Osmanlıca, yani Arap harfleri olarak bildiğimiz alfabe Türkçeye uygun değilse pekala değiştirilebilirdi. Zaten Cumhuriyet öncesinde de bununla ilgili çabalar olduğu bilinmektedir. Hatta bugün Latin alfabesi değilde, bir başka alfabe daha uygun diye ispat edilirse, bir bakalım derim. Yahut alfabe 29 harf olmasın, 4 yeni harf ile 33’e çıkaralım mı deniyor; eyvallah, durmayalım derim. Açıkcası Osmanlıca dediğimiz eskimez yazı daha mı iyiydi bilmiyorum. Bu işin analizi nasıl yapılır, o konuda da bir fikrim yok. Eğer hata da yapılmışsa bu saatten sonra dönmenin bir manası görünmüyor.

Pek hızlı olmasa da Kiril alfabesi ile okuyup yazabiliyorum. Birkaç ses dışında tüm Türkçeyi Rus Kiril alfabesi ile yazabiliyoruz. O sesler muhtemelen başka Kiril alfabesi kullanan uluslarda vardır. Başka alfabeleri de bilmenin ne zararı olabilir? Ki burada başka dediğimiz, kimilerince tu kaka edilmek istenen alfabe yüzyıllarca Türkçenin alfabesi olarak kullanılmış ve halen gündelik hayatımızda karşımıza çıkan bir alfabe. İyiydi kötüydü, zordu kolaydı bu ayrı bir konu. Tüm bunlara rağmen bilmiyor olmanın bu memlekette bir ayıp olduğunu düşünüyorum. 

Örnek olarak üstteki paragrafın ilk cümlesi Rus alfabesi ile: ‘Пек хызлы олмаса да Кирил алфабеси иле окуйуп йазабилийорум.‘ şeklinde yazılabilir. Merkiznak kullanmadım. Türkçenin sadece Latin alfabesi ile yazılabileceğini düşünenlerin olduğu bir dünyada örnek olsun.

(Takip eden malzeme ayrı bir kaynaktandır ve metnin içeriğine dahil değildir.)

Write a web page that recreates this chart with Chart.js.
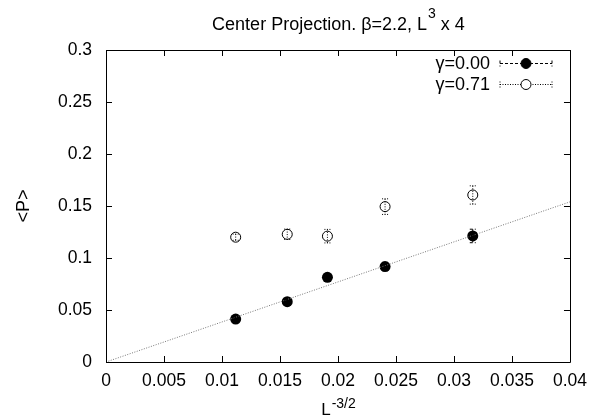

Eskiden okuma yazma oranı düşüktü, Latin alfabesi ile bu yükseldi filan gibi tezlere karnım tok. Burada temel marifet Latin alfabesinde değildi. Aynı gelişme herhangi bir alfabe ile de pekala olurdu. Yani eciş büçüş, ‘bu harflerin hepsi aynı sanki be ya’ diyebileceğimiz alfabelerle bile pek çok toplum daha yüksek okuma yazma oranına sahipken, Latin alfabesine kurtarıcımız oldu gibi kendisine tapmanın alemi yok.

Alfabe dediğiniz sonuçta sesleri yazı diline dönüştüren bir işaretleme sistemi. Abartılacak, kutsiyet atfedilecek bir yanı yok. Ne Osmanlıca dediğimiz eskimez yazı kutsaldı, ne Latin alfabesi kutsaldır.

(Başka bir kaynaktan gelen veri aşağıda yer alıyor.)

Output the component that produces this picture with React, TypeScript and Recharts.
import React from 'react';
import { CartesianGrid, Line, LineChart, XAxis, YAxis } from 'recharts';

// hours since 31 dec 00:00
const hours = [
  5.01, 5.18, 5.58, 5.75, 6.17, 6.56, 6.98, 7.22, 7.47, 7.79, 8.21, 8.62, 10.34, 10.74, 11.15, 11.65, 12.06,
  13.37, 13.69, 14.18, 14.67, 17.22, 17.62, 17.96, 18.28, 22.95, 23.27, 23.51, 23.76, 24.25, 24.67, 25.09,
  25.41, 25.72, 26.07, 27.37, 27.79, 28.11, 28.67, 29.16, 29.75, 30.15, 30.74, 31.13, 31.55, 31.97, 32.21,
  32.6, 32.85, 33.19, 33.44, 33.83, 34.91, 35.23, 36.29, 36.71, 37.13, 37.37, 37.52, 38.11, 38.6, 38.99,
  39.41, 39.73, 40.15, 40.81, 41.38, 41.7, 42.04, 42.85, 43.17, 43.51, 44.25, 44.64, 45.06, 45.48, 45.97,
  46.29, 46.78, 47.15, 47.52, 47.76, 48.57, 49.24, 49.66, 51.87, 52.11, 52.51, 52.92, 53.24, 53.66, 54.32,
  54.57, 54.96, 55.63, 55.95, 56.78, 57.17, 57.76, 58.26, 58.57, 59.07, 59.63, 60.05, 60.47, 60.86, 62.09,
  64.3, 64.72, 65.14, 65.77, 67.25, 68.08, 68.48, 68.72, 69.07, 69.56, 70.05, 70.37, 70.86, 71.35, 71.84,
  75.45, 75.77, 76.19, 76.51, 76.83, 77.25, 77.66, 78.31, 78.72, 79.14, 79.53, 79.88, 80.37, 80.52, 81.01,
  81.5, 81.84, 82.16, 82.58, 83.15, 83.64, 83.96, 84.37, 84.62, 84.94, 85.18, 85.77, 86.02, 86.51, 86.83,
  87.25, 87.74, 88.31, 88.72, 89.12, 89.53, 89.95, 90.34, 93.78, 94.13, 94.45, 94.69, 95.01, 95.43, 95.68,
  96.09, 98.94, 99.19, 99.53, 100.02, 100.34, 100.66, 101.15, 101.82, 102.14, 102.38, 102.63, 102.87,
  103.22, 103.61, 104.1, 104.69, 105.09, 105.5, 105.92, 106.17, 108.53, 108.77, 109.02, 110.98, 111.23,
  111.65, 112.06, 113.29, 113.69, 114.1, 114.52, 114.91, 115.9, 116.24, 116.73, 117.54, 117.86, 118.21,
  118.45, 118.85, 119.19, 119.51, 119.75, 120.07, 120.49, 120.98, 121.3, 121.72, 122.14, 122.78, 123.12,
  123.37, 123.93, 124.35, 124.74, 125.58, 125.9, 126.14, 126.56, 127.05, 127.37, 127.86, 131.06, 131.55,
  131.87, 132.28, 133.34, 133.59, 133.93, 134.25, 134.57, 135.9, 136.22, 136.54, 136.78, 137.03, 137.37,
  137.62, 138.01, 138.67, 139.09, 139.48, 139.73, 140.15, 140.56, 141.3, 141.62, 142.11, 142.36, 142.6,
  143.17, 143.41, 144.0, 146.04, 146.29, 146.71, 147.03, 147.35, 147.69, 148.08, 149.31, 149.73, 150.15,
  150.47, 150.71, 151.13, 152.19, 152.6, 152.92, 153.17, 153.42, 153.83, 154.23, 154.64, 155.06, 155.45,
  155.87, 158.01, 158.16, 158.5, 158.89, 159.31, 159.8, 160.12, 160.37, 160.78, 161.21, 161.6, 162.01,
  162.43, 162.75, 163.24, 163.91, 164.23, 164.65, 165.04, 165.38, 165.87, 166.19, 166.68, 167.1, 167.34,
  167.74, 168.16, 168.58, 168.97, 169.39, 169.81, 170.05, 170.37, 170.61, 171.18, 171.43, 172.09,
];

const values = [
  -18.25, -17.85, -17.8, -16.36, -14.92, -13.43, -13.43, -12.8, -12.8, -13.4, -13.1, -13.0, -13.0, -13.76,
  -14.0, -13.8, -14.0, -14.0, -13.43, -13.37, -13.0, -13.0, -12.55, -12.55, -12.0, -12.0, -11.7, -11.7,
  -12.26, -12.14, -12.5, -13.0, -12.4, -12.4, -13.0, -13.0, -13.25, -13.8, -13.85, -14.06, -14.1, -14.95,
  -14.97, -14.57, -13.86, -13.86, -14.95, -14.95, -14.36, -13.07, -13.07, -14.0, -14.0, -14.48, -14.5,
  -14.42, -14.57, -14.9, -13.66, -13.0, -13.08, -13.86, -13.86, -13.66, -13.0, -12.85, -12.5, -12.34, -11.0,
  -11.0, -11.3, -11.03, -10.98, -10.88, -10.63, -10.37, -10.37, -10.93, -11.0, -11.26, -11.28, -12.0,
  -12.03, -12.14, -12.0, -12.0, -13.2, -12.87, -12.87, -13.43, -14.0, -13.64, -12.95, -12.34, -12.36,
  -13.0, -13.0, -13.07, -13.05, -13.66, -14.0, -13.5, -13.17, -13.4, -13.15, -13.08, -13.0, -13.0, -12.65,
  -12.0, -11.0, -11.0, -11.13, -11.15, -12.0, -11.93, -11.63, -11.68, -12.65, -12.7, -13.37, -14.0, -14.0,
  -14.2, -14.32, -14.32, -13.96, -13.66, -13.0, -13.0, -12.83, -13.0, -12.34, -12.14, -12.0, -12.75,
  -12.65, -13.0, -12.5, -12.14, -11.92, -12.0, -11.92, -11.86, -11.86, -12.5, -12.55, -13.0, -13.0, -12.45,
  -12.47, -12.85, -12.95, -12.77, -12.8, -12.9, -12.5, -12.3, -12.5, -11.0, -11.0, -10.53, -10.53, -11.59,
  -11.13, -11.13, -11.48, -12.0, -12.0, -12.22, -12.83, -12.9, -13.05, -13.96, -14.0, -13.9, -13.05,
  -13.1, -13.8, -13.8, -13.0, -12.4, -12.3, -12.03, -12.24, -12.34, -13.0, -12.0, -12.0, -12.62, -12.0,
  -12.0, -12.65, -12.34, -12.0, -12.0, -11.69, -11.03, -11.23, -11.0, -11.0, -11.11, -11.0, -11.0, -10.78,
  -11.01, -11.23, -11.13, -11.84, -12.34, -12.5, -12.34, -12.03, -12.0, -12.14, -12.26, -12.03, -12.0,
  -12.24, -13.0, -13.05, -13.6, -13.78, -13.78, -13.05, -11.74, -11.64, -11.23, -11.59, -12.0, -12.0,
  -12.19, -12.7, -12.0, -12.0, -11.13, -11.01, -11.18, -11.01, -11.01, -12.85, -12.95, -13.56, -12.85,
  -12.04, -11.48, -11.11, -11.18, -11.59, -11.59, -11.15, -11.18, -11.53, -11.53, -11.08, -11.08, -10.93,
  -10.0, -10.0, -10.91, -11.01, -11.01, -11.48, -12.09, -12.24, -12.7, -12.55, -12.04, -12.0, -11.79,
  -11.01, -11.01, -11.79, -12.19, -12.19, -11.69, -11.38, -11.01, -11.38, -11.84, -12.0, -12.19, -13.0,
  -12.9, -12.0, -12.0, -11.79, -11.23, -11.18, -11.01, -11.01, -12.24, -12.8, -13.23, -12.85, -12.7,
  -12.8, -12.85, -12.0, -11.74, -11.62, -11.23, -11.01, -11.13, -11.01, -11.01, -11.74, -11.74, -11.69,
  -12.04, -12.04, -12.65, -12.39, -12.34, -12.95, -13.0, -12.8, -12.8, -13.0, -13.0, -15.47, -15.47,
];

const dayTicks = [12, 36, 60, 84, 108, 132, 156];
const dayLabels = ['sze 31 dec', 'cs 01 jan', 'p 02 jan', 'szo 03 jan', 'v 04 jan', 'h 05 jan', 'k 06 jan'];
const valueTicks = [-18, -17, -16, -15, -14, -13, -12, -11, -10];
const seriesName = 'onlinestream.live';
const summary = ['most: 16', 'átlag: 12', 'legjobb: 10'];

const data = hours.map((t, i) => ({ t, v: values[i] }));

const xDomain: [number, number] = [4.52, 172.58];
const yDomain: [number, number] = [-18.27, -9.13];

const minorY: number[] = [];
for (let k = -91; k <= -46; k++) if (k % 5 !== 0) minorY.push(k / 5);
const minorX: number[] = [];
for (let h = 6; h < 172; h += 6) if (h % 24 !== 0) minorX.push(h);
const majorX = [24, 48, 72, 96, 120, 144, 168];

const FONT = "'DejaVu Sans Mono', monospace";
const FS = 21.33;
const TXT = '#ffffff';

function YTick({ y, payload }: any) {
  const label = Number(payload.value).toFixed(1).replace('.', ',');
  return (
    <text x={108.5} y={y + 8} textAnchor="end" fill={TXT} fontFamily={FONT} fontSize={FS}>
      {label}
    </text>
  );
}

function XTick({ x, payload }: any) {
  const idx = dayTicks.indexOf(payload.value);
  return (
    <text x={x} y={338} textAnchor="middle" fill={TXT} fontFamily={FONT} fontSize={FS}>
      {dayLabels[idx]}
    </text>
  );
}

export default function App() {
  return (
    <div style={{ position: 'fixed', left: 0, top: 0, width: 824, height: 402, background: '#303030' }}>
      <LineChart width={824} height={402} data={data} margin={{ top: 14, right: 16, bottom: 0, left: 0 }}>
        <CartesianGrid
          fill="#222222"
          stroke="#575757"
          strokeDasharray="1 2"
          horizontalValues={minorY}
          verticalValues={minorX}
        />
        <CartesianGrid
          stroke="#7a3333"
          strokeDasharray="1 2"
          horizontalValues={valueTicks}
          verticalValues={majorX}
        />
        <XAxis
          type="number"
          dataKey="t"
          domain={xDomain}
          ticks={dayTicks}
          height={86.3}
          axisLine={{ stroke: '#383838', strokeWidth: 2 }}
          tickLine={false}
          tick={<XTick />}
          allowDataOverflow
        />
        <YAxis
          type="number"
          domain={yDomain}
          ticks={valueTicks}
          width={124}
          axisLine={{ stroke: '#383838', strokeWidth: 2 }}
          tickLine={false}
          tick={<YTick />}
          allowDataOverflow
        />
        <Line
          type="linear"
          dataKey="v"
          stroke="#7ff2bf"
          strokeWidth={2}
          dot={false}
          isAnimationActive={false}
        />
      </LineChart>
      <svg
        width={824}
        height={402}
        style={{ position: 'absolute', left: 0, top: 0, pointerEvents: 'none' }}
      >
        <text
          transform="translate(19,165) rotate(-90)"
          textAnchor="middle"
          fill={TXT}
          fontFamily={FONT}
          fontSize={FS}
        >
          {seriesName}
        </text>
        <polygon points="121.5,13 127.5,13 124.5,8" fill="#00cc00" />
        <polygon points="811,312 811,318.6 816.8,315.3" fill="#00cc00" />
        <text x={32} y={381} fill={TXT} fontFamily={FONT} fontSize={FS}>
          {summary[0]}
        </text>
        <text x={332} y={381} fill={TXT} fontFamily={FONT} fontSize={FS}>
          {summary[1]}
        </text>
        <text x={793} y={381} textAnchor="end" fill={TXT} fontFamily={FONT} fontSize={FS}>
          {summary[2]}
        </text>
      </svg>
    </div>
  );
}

Bu bahaneyle Osmanlıca ve Türkçenin aynı şey olduğunu öğreniriz, fena mı?

Peki okuyabilir olmak, anlayabilir olmayı getirir mi? Hayır, elbette hayır. Rusça okuyabilmem anladığım anlamına gelmediği gibi Osmanlıca okuyabilmek de anlayabilir kılmayacak. Ancak anlamaya dönük bir kapı açabilir.

Ehh zaten altı üstü bir lise Osmanlıcası. Biyoloji dersini gördü diye ortalarda biyolog gibi dolananı görmedim hiç. 

Yahut eski metinleri zaten anlamayacak mışız, ne gereği varmış! E, kim lise bebesinden uzman çıkartmaya çalışıyor sahi!